I am also writing the Chief Judge of the Northern District of Texas, where judge shopping has been rampant, urging him to apply the reforms of the Judicial Conference as quickly as possible.
When I wrote to the Chief Judge roughly a year ago about judge shopping, he said fixing the problem through random assignments presented logistical challenges.
So in my letter today I will ask the judge to please explain—how many civil cases with statewide or national injunctions does his jurisdiction handle? How does the district create rules for case assignment? How will they implement the Judicial Conference’s rules to ensure public trust?
The answers to these questions would greatly inform us in the Senate as we think about ways to strengthen the judiciary.
And I must say, over the past week or so, I’ve been troubled to hear some of my colleagues on the other side attack the Judicial Conference simply for doing its job, which Congress authorized it to do over a century ago.

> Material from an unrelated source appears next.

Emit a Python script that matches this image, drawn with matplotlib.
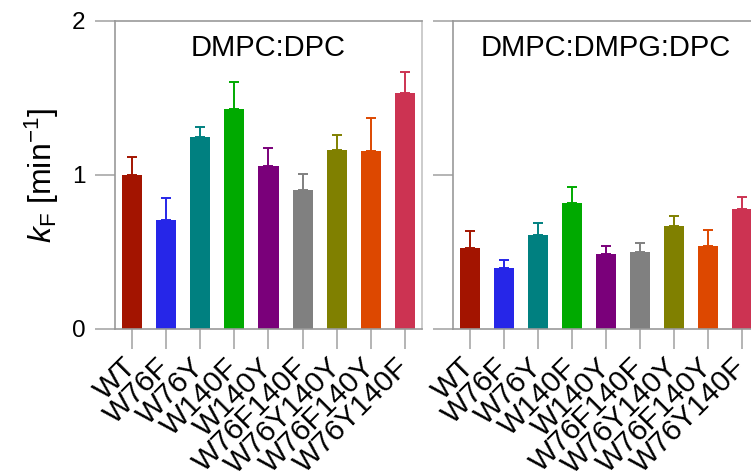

My Republican colleagues forget, or ignore, that even their side has acknowledged in the past that not only is judge shopping a problem, but that the Judicial Conference itself has a role to play to address it.
But now, some Republicans are howling at the moon over this announcement. My friend, the Republican Leader, for one, led his colleagues in writing a number of chief judges urging them to basically ignore the Judicial Conference.
Let me say this: judge shopping as it is practiced here in Texas distorts the entire judicial system. There is only one judge sitting in one district. Hard-right plaintiffs from across the country know they can bring their cases and get it before a judge who has views that are way over.
It jaundices the fairness of the legal system when you know there's one judge sitting and he or she has a particular philosophy and you have to get that judge when you file a case. Again, it attracts hard-right plaintiffs who are so unrepresentative of America like bees to honey, and they all flock to those one or two or three judicial districts where there is one judge or a minimal number of judges sitting.
My Republican colleagues refused to actually explain why judge shopping is remotely defensible, because it so distorts the system so distorts the system and casts a cloud of unfairness over our whole judicial system, like the system is sort of rigged because you know you can get this judge and you know what the outcome will be. The mifepristone is the most glaring immediate example. Of course my Republican colleagues don't explain why, by the way, because of course they can’t say the quiet part out loud: judge shopping is a key part of the hard right toolkit, something they built up over the years.
Just take the example of the Amarillo Division of the Northern District of Texas, where a single district judge has become the darling of extremist litigants for his outlandishly fringe opinions on everything from birth control, to affordable health care, to LGBTQ discrimination.
Republicans might not want to openly say it, at least those who are opposed here but nobody is being fooled here: conservatives go to this one judge because they know he’s on their side ideologically. What an abuse of the functioning of our federal courts.
So yes: the Judicial Conference was right to issue reforms to limit judge shopping.
Neither philosophy should be able to cherry pick judges of their choice. Random assignment is the way it works for nearly every court in the country.
I am always ready to work with Senators from either party to consider all commonsense ways to improve how our courts are administered. I wholeheartedly agree that Congress should take its role of judicial oversight seriously – particularly at a time when activist judges committed to special interests are eroding the rule of law. Congress must provide a check on the judiciary, and that's what the founding fathers intended for in legislation for decades even centuries also points out
But in this instance, it is troubling that Republicans can’t seem to admit the obvious: abuses like the ones we see coming out of the Northern District of Texas should come to an end.